Incase for Andy Warhol Collection
One of Warhol’s most recognized celebrity portraits is his silkscreen of Marilyn Monroe, an international celebrity that encapsulated the popular culture of her time. Warhol began work on his Marilyn series after her untimely death in 1962, working from a publicity photo for her 1953 film, Niagara. The resulting series perfectly preserved Monroe’s larger than life personality, glamour and charisma, itself becoming as iconic as its subject matter. The selected designs for the Tote, Campus Pack, Protective Sleeve and Snap Case are from the artist’s retrospective series called Marilyn Reversals (late 1970s to early 1980s), in which Warhol reversed the negative of the star’s image and used different color variations in both dark and light hues.
Warhol’s Butterflies (1955) stands out as a precursor to his later artistic perspective and process. While much of his most recognizable artwork was silkscreened, the majority of Warhol’s early works, including Butterflies, were hand drawn. In Butterflies, there is a hint of serial repetition that would eventually become his signature style. The Warhol Snap Case in Butterflies encapsulates the beauty and variation present in nature, two themes that Warhol continually explored in his art.
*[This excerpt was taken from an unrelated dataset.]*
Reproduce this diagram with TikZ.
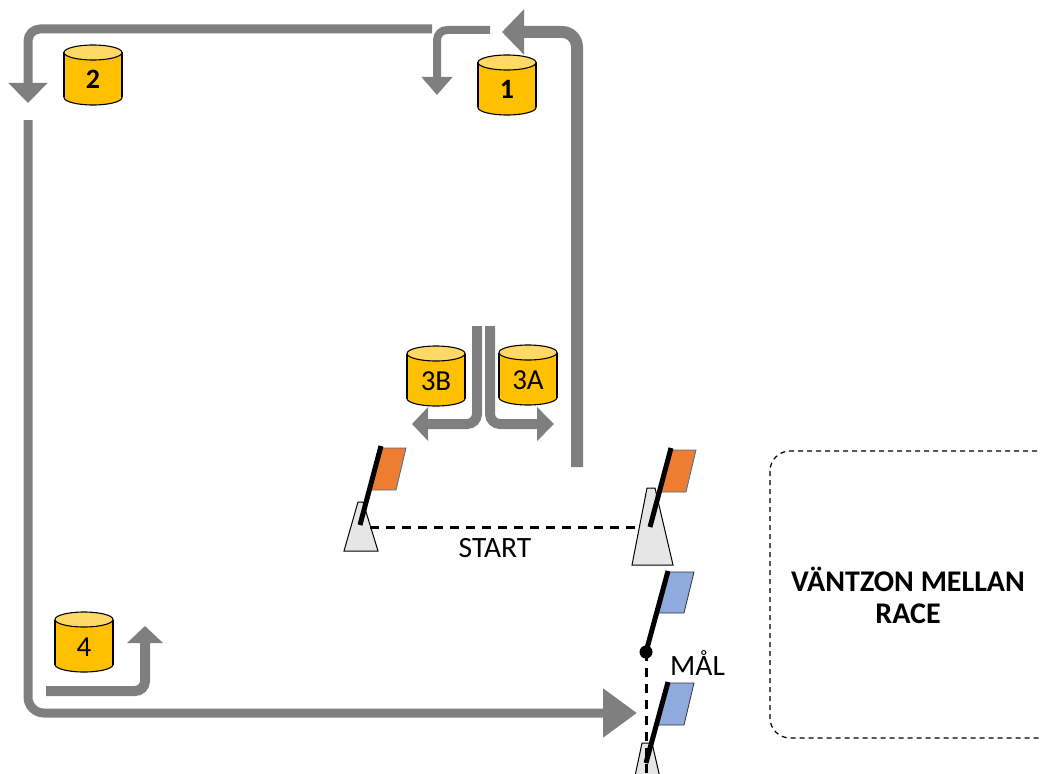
\documentclass[tikz,border=0pt]{standalone}
\usepackage{fontspec}
\setmainfont{Carlito}
\usetikzlibrary{arrows.meta,fadings}
\definecolor{arrowgray}{HTML}{7F7F7F}
\definecolor{arrowlight}{HTML}{A8A8A8}
\definecolor{cylfill}{HTML}{FFC000}
\definecolor{cyltop}{HTML}{FFD966}
\definecolor{conefill}{HTML}{E7E6E6}
\definecolor{orangeflag}{HTML}{ED7D31}
\definecolor{blueflag}{HTML}{8FAADC}
\definecolor{flagedge}{HTML}{41719C}
\tikzfading[name=midfade, left color=transparent!100, middle color=transparent!0, right color=transparent!100]
\newcommand\mycyl[5]{% name, cx, top, label, font
  \begin{scope}[shift={(#2,#3)}]
    \filldraw[fill=cylfill, draw=black, line width=1.1pt] (0,52.5) ellipse [x radius=29pt, y radius=7.5pt];
    \fill[cylfill] (-29,7.5) rectangle (29,52.5);
    \draw[line width=1.1pt] (-29,7.5) -- (-29,52.5) (29,7.5) -- (29,52.5);
    \filldraw[fill=cyltop, draw=black, line width=1.1pt] (0,7.5) ellipse [x radius=29pt, y radius=7.5pt];
    \node[anchor=base, font=#5, inner sep=0pt] (#1) at (0,44) {#4};
  \end{scope}}
\tikzset{
  pathline/.style={draw=arrowgray, line width=#1, rounded corners=12pt},
  sheen/.style={draw=arrowlight, path fading=midfade, fading angle=#1},
  conestyle/.style={fill=conefill, draw=black, line width=1pt},
  pole/.style={line width=5pt, black},
  oflag/.style={fill=orangeflag, draw=flagedge, line width=0.8pt},
  bflag/.style={fill=blueflag, draw=black!80, line width=0.8pt},
  finishline/.style={line width=3pt, dash pattern=on 9pt off 7pt},
}
\begin{document}
\begin{tikzpicture}[x=1pt,y=-1pt]
\useasboundingbox (0,0) rectangle (1040,773);
\begin{scope}
\clip (0,0) rectangle (1040,773);

% waiting zone
\draw[line width=1.2pt, dash pattern=on 5pt off 4pt, rounded corners=20pt] (770,451) rectangle (1058,738);
\node[font=\bfseries\fontsize{30}{32}\selectfont, align=center, anchor=base] (wz) at (908,623) {VÄNTZON MELLAN\\RACE};

% route arrows
\coordinate (a1) at (577,467);
\coordinate (a2) at (577,32);
\coordinate (a3) at (502,32);
\draw[pathline=12pt, rounded corners=15pt, -{Triangle[width=44pt,length=22pt]}] (a1) -- (a2) -- (a3);
\draw[pathline=12pt, sheen=90, rounded corners=15pt] (a1) -- (a2);

\coordinate (c1) at (490,30);
\coordinate (c2) at (437,30);
\coordinate (c3) at (437,95);
\draw[pathline=8pt, rounded corners=10pt, -{Triangle[width=30pt,length=18pt]}] (c1) -- (c2) -- (c3);
\draw[pathline=8pt, sheen=45, rounded corners=10pt] (c1) -- (c2) -- (437,75);

\coordinate (b1) at (432,29);
\coordinate (b2) at (28,29);
\coordinate (b3) at (28,103);
\draw[pathline=9pt, rounded corners=12pt, -{Triangle[width=38pt,length=20pt]}] (b1) -- (b2) -- (b3);
\draw[pathline=9pt, sheen=0] (b1) -- (40,29);

\coordinate (d1) at (28,120);
\coordinate (d2) at (28,713);
\coordinate (d3) at (637,713);
\draw[pathline=9pt, rounded corners=16pt, -{Triangle[width=47pt,length=34pt]}] (d1) -- (d2) -- (d3);

\coordinate (e1) at (46,691);
\coordinate (e2) at (145,691);
\coordinate (e3) at (145,626);
\draw[pathline=10pt, rounded corners=10pt, -{Triangle[width=35pt,length=17pt]}] (e1) -- (e2) -- (e3);
\draw[pathline=10pt, sheen=0] (e1) -- (138,691);

\coordinate (f1) at (477,326);
\coordinate (f2) at (477,424);
\coordinate (f3) at (412,424);
\draw[pathline=10pt, rounded corners=10pt, -{Triangle[width=33pt,length=16pt]}] (f1) -- (f2) -- (f3);
\draw[pathline=10pt, sheen=90] (f1) -- (477,415);

\coordinate (g1) at (490,326);
\coordinate (g2) at (490,424);
\coordinate (g3) at (554,424);
\draw[pathline=10pt, rounded corners=10pt, -{Triangle[width=33pt,length=17pt]}] (g1) -- (g2) -- (g3);
\draw[pathline=10pt, sheen=90] (g1) -- (490,415);

% cylinders
\mycyl{cyl1}{507}{55}{1}{\bfseries\fontsize{28}{30}\selectfont}
\mycyl{cyl2}{93}{45}{2}{\bfseries\fontsize{28}{30}\selectfont}
\mycyl{cyl3b}{436}{346}{3B}{\fontsize{29}{30}\selectfont}
\mycyl{cyl3a}{528}{345}{3A}{\fontsize{29}{30}\selectfont}
\mycyl{cyl4}{84}{612}{4}{\fontsize{29}{30}\selectfont}

% start gates
\draw[conestyle] (358,502) -- (363,502) -- (378,551) -- (344,551) -- cycle;
\draw[conestyle] (647,488) -- (655,488) -- (673,565) -- (632,565) -- cycle;
\coordinate (sl) at (370,527);
\coordinate (sr) at (642,527);
\draw[finishline] (sl) -- (sr);
\draw[oflag] (380,448) -- (406,448) -- (396,490) -- (369,490) -- cycle;
\draw[pole] (360,525) -- (381,446);
\draw[oflag] (670,450) -- (696,450) -- (686,492) -- (659,492) -- cycle;
\draw[pole] (650,527) -- (671,448);
\node[font=\fontsize{29.5}{30}\selectfont, anchor=base] (start) at (495,557) {START};

% finish
\draw[conestyle] (642,743) -- (652,743) -- (664,795) -- (631,795) -- cycle;
\coordinate (fd) at (646,652);
\coordinate (fe) at (646,775);
\draw[finishline] (fd) -- (fe);
\draw[bflag] (668,572) -- (694,572) -- (684,613) -- (657,613) -- cycle;
\draw[pole] (fd) -- (668,571);
\fill (fd) circle (6.5pt);
\draw[bflag] (668,683) -- (694,683) -- (684,725) -- (657,725) -- cycle;
\draw[pole] (646,763) -- (668,682);
\node[font=\fontsize{29.5}{30}\selectfont, anchor=base west, inner sep=0pt] (mal) at (670,675) {MÅL};
\end{scope}
\end{tikzpicture}
\end{document}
The 1972 Sunset prints convey the simple elegance of a natural event that occurs every day. The striking series, which consists of 632 unique prints, also showcases Warhol’s brilliance as a colorist. The Sunset print appearing on the Warhol Snap Case captures the moment the sun just begins to disappear below the horizon, using brilliant hues in warm tones to add contrast and enhance the focus.For his 1976 Skull series, Warhol took photographs of a human skull he purchased while antique shopping. He then transferred the photos into drawings with the use of an overhead projector. In this particular rendering chosen for the Warhol Snap Case, the impact of the stark black and white skull is partially balanced by the playful colors, indicating hope or even humor in spite of the inevitability of death.